Konflik berkepanjangan di Timur Tengah memaksa sebagian warganya lari dan mencari suaka di negara lain. Di antara mereka mampir ke Indonesia untuk mencari dokumen suaka di Komisi Tinggi PBB Urusan Pengungsi di Jakarta.

 AGUS DWI PRASETYO, Jakarta

MOHAMMAD Reza Qambari, 23, menyuruh rekannya, Amir Haidari, 15, dan Mustafa Alizada, 16, menunjukkan kertas sertifikat kepada salah seorang pria berpakaian formal Di hadapan pria itu, Reza menjelaskan tulisan dua bahasa (Inggris dan Indonesia) di sertifikat tersebut. Dia perlu bersuara keras karena banyak kendaraan berlalu lalang di Gang Jalan Kebon Sirih Barat I, tempat mereka bertemu.

Amir dan Alizada yang semula duduk bersandar tembok pagar di pinggir jalan itu lantas berdiri. Sambil menjinjing tas ransel, keduanya mendekati Reza dan mendengarkan perbincangan dalam bahasa Indonesia antara Reza dan pria yang belakangan diketahui petugas United Nation High Commissioner for Refugee (UNHCR) atau Komisi Tinggi PBB Urusan Pengungsi Perwakilan Indonesia itu.

Sesekali Amir dan Alizada terlihat manggut-manggut. Tidak tahu, apakah mereka paham yang dibicarakan atau hanya pura-pura paham. Maklum, dua remaja itu bukan orang Indonesia, melainkan pencari suaka dari Afghanistan. Sudah sebulan mereka tinggal di Jakarta. Keduanya bersama lima rekannya sedang mengurus dokumen untuk mendapat status pengungsi (refugee) dari UNHCR.

‘”Mereka tidak bisa bahasa Inggris dan Indonesia,” ujar Reza sambil menunjuk Amir dan Alizada. Reza juga imigran asal Afghanistan yang tengah mengurus dokumen. Namun, dia bisa berbahasa Indonesia maupun Inggris meski terbatas.
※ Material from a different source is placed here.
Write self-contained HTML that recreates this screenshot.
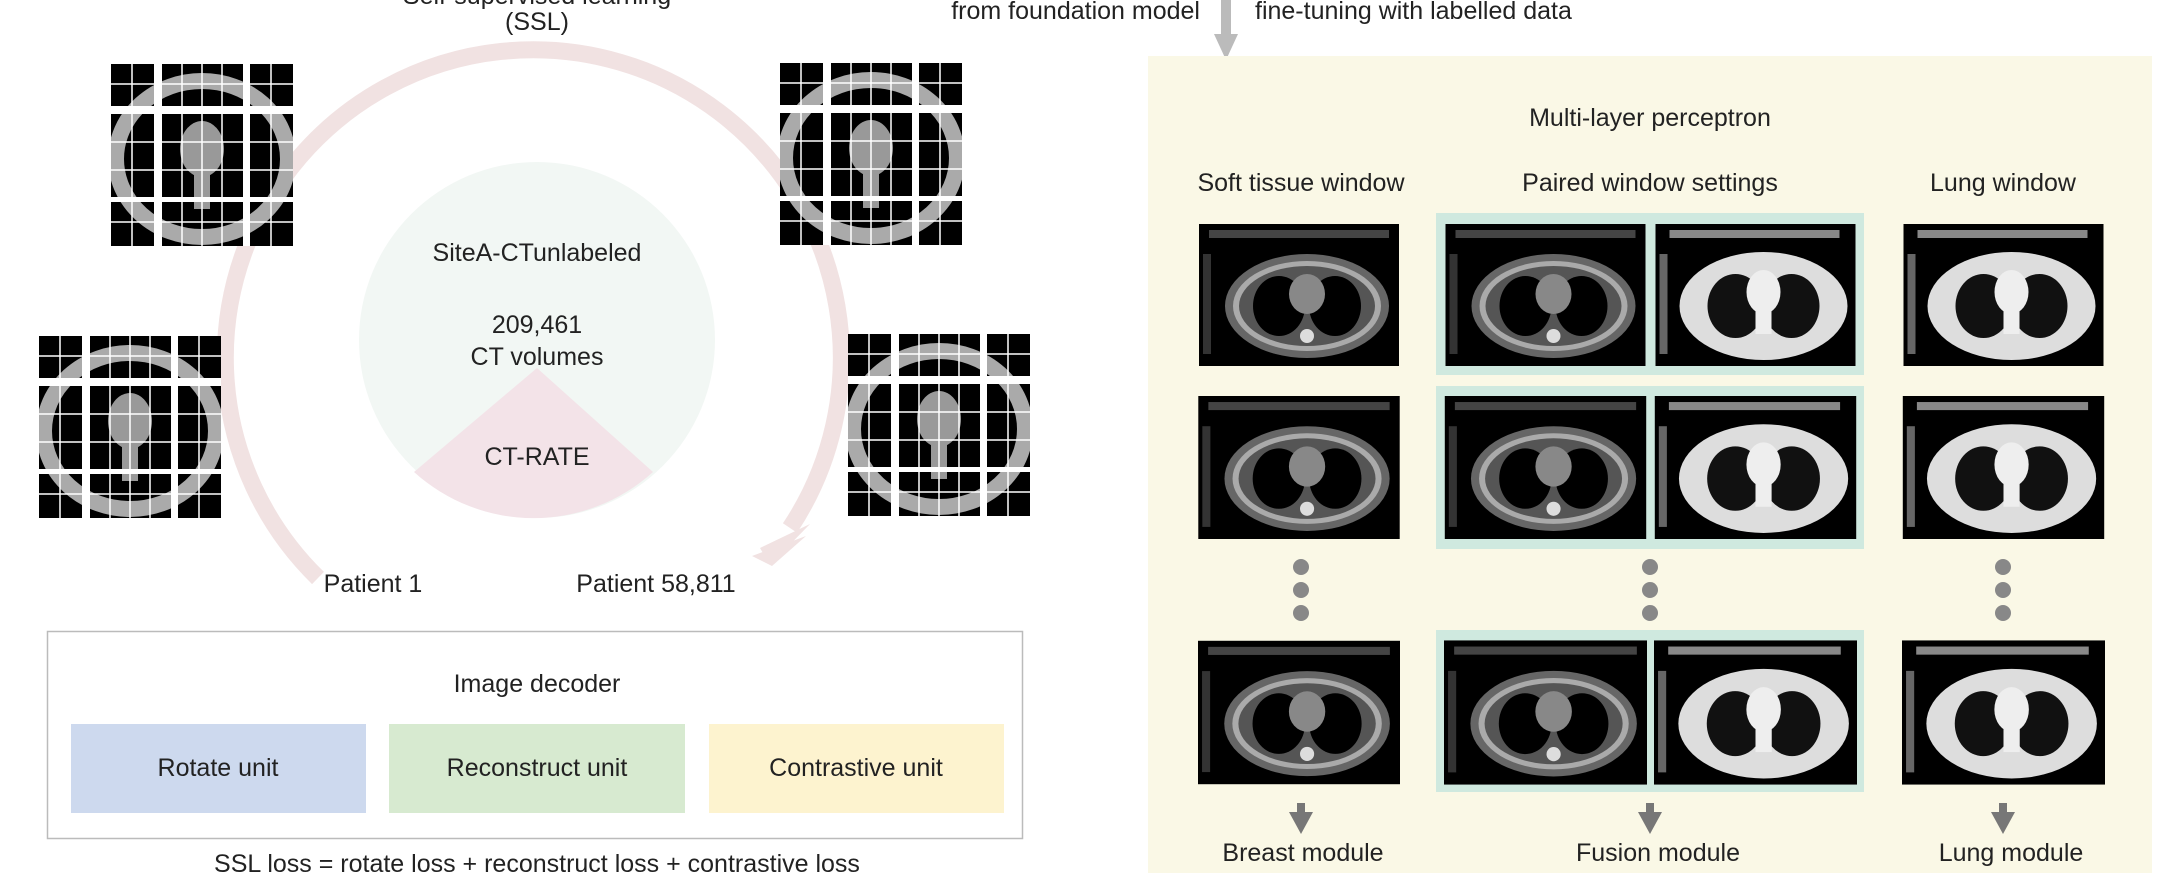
<!DOCTYPE html>
<html><head><meta charset="utf-8"><style>
html,body{margin:0;padding:0;background:#fff;}
svg{display:block;font-family:"Liberation Sans",sans-serif;}
</style></head><body>
<svg width="2168" height="894" viewBox="0 0 2168 894" xmlns="http://www.w3.org/2000/svg">
<defs>
  <symbol id="ctSoft" viewBox="0 0 200 142">
    <rect x="0" y="0" width="200" height="142" fill="#000"/>
    <rect x="10" y="6" width="180" height="8" fill="#444"/>
    <rect x="4" y="30" width="8" height="100" fill="#333"/>
    <ellipse cx="108" cy="82" rx="82" ry="52" fill="#666"/>
    <ellipse cx="108" cy="82" rx="74" ry="45" fill="#aaa"/>
    <ellipse cx="108" cy="82" rx="68" ry="40" fill="#555"/>
    <ellipse cx="80" cy="82" rx="26" ry="30" fill="#000"/>
    <ellipse cx="136" cy="82" rx="26" ry="30" fill="#000"/>
    <ellipse cx="108" cy="70" rx="18" ry="20" fill="#888"/>
    <circle cx="108" cy="112" r="7" fill="#ddd"/>
  </symbol>
  <symbol id="ctLung" viewBox="0 0 200 142">
    <rect x="0" y="0" width="200" height="142" fill="#000"/>
    <rect x="14" y="6" width="170" height="8" fill="#888"/>
    <rect x="4" y="30" width="8" height="100" fill="#666"/>
    <ellipse cx="108" cy="82" rx="84" ry="54" fill="#ddd"/>
    <ellipse cx="80" cy="82" rx="28" ry="32" fill="#111"/>
    <ellipse cx="136" cy="82" rx="28" ry="32" fill="#111"/>
    <ellipse cx="108" cy="68" rx="17" ry="22" fill="#eee"/>
    <rect x="100" y="80" width="16" height="30" fill="#eee"/>
  </symbol>
  <symbol id="cubes" viewBox="0 0 182 182">
    <rect width="182" height="182" fill="#000"/>
    <ellipse cx="91" cy="95" rx="86" ry="78" fill="none" stroke="#aaa" stroke-width="16"/>
    <ellipse cx="91" cy="85" rx="22" ry="28" fill="#999"/>
    <rect x="83" y="110" width="16" height="35" fill="#999"/>
    <rect x="43" y="0" width="8" height="182" fill="#fff"/>
    <rect x="132" y="0" width="7" height="182" fill="#fff"/>
    <rect x="0" y="42" width="182" height="8" fill="#fff"/>
    <rect x="0" y="133" width="182" height="5" fill="#fff"/>
    <g stroke="#fff" stroke-width="1.5">
      <line x1="21" y1="0" x2="21" y2="182"/><line x1="71" y1="0" x2="71" y2="182"/>
      <line x1="91" y1="0" x2="91" y2="182"/><line x1="111" y1="0" x2="111" y2="182"/>
      <line x1="160" y1="0" x2="160" y2="182"/>
      <line x1="0" y1="20" x2="182" y2="20"/><line x1="0" y1="78" x2="182" y2="78"/>
      <line x1="0" y1="106" x2="182" y2="106"/><line x1="0" y1="158" x2="182" y2="158"/>
    </g>
  </symbol>
</defs>

<!-- LEFT -->
<text x="537" y="4" font-size="25" fill="#222" text-anchor="middle">Self-supervised learning</text>
<text x="537" y="30" font-size="25" fill="#222" text-anchor="middle">(SSL)</text>

<path d="M 318 578 A 308 308 0 1 1 790 528" fill="none" stroke="#f1e2e2" stroke-width="17"/>
<polygon points="760,548 810,524 770,565" fill="#f1e2e2"/>
<polygon points="752,556 806,536 772,566" fill="#f1e2e2"/>

<circle cx="537" cy="340" r="178" fill="#f2f7f4"/>
<path d="M 537 368 L 414 472 A 178 178 0 0 0 653 472 Z" fill="#f3e3e8"/>
<text x="537" y="261" font-size="25" fill="#222" text-anchor="middle">SiteA-CTunlabeled</text>
<text x="537" y="333" font-size="25" fill="#222" text-anchor="middle">209,461</text>
<text x="537" y="365" font-size="25" fill="#222" text-anchor="middle">CT volumes</text>
<text x="537" y="465" font-size="25" fill="#222" text-anchor="middle">CT-RATE</text>

<use href="#cubes" x="111" y="64" width="182" height="182"/>
<use href="#cubes" x="780" y="63" width="182" height="182"/>
<use href="#cubes" x="39" y="336" width="182" height="182"/>
<use href="#cubes" x="848" y="334" width="182" height="182"/>

<text x="373" y="592" font-size="25" fill="#222" text-anchor="middle">Patient 1</text>
<text x="656" y="592" font-size="25" fill="#222" text-anchor="middle">Patient 58,811</text>

<rect x="47.5" y="631.5" width="975" height="207" fill="#fff" stroke="#bbb" stroke-width="1.5"/>
<text x="537" y="692" font-size="25" fill="#222" text-anchor="middle">Image decoder</text>
<rect x="71" y="724" width="295" height="89" fill="#cdd9ee"/>
<rect x="389" y="724" width="296" height="89" fill="#d7ead0"/>
<rect x="709" y="724" width="295" height="89" fill="#fdf3cf"/>
<text x="218" y="776" font-size="25" fill="#222" text-anchor="middle">Rotate unit</text>
<text x="537" y="776" font-size="25" fill="#222" text-anchor="middle">Reconstruct unit</text>
<text x="856" y="776" font-size="25" fill="#222" text-anchor="middle">Contrastive unit</text>
<text x="537" y="872" font-size="25" fill="#222" text-anchor="middle">SSL loss = rotate loss + reconstruct loss + contrastive loss</text>

<!-- RIGHT -->
<text x="1200" y="19" font-size="25" fill="#222" text-anchor="end">from foundation model</text>
<text x="1255" y="19" font-size="25" fill="#222">fine-tuning with labelled data</text>
<rect x="1221" y="0" width="10" height="36" fill="#bbb"/>
<polygon points="1214,34 1238,34 1226,60" fill="#bbb"/>

<rect x="1148" y="56" width="1004" height="817" fill="#faf8e6"/>
<text x="1650" y="126" font-size="25" fill="#222" text-anchor="middle">Multi-layer perceptron</text>
<text x="1301" y="191" font-size="25" fill="#222" text-anchor="middle">Soft tissue window</text>
<text x="1650" y="191" font-size="25" fill="#222" text-anchor="middle">Paired window settings</text>
<text x="2003" y="191" font-size="25" fill="#222" text-anchor="middle">Lung window</text>

<rect x="1436" y="213" width="428" height="162" fill="#cfe9df"/>
<rect x="1436" y="386" width="428" height="163" fill="#cfe9df"/>
<rect x="1436" y="630" width="428" height="162" fill="#cfe9df"/>

<g>
<use href="#ctSoft" x="1198" y="224" width="202" height="142"/>
<use href="#ctSoft" x="1198" y="396" width="202" height="143"/>
<use href="#ctSoft" x="1198" y="640" width="202" height="145"/>
<use href="#ctSoft" x="1444" y="224" width="203" height="142"/>
<use href="#ctSoft" x="1444" y="396" width="203" height="143"/>
<use href="#ctSoft" x="1444" y="640" width="203" height="145"/>
<use href="#ctLung" x="1654" y="224" width="203" height="142"/>
<use href="#ctLung" x="1654" y="396" width="203" height="143"/>
<use href="#ctLung" x="1654" y="640" width="203" height="145"/>
<use href="#ctLung" x="1902" y="224" width="203" height="142"/>
<use href="#ctLung" x="1902" y="396" width="203" height="143"/>
<use href="#ctLung" x="1902" y="640" width="203" height="145"/>
</g>

<g fill="#888">
<circle cx="1301" cy="567" r="8"/><circle cx="1301" cy="590" r="8"/><circle cx="1301" cy="613" r="8"/>
<circle cx="1650" cy="567" r="8"/><circle cx="1650" cy="590" r="8"/><circle cx="1650" cy="613" r="8"/>
<circle cx="2003" cy="567" r="8"/><circle cx="2003" cy="590" r="8"/><circle cx="2003" cy="613" r="8"/>
</g>
<g fill="#777">
<rect x="1297" y="803" width="8" height="14"/><polygon points="1289,812 1313,812 1301,834"/>
<rect x="1646" y="803" width="8" height="14"/><polygon points="1638,812 1662,812 1650,834"/>
<rect x="1999" y="803" width="8" height="14"/><polygon points="1991,812 2015,812 2003,834"/>
</g>
<text x="1303" y="861" font-size="25" fill="#222" text-anchor="middle">Breast module</text>
<text x="1658" y="861" font-size="25" fill="#222" text-anchor="middle">Fusion module</text>
<text x="2011" y="861" font-size="25" fill="#222" text-anchor="middle">Lung module</text>
</svg>
</body></html>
Selama menunggu turunnya dokumen itu, para pencari suaka yang tidak ditampung UNHCR harus hidup mandiri. Misalnya, yang dilakukan Amir cs. Sejak sebulan lalu mereka terpaksa tidur di pinggir jalan sekitar kantor perwakilan UNHCR di Jakarta itu. Tepatnya di depan pintu belakang menara Ravindo sisi selatan. Mereka menggelar terpal ukuran 1 x 2 meter untuk alas. Bila hujan, mereka berteduh di lapak-lapak pedagang kaki lima (PKL) yang berjejer di sisi utara pintu itu.

Para pencari suaka tersebut tampak hati-hati dan waswas terhadap orang lain yang mengajaknya berkomunikasi. Contohnya, yang dialami Jawa Pos (Jabar Ekspres Group) saat menanyakan asal usul mereka. ”Mereka sebenarnya takut, jadi membatasi bergaul dengan orang yang belum dikenal,” tutur Reza, imigran yang paling gampang diajak berkomunikasi.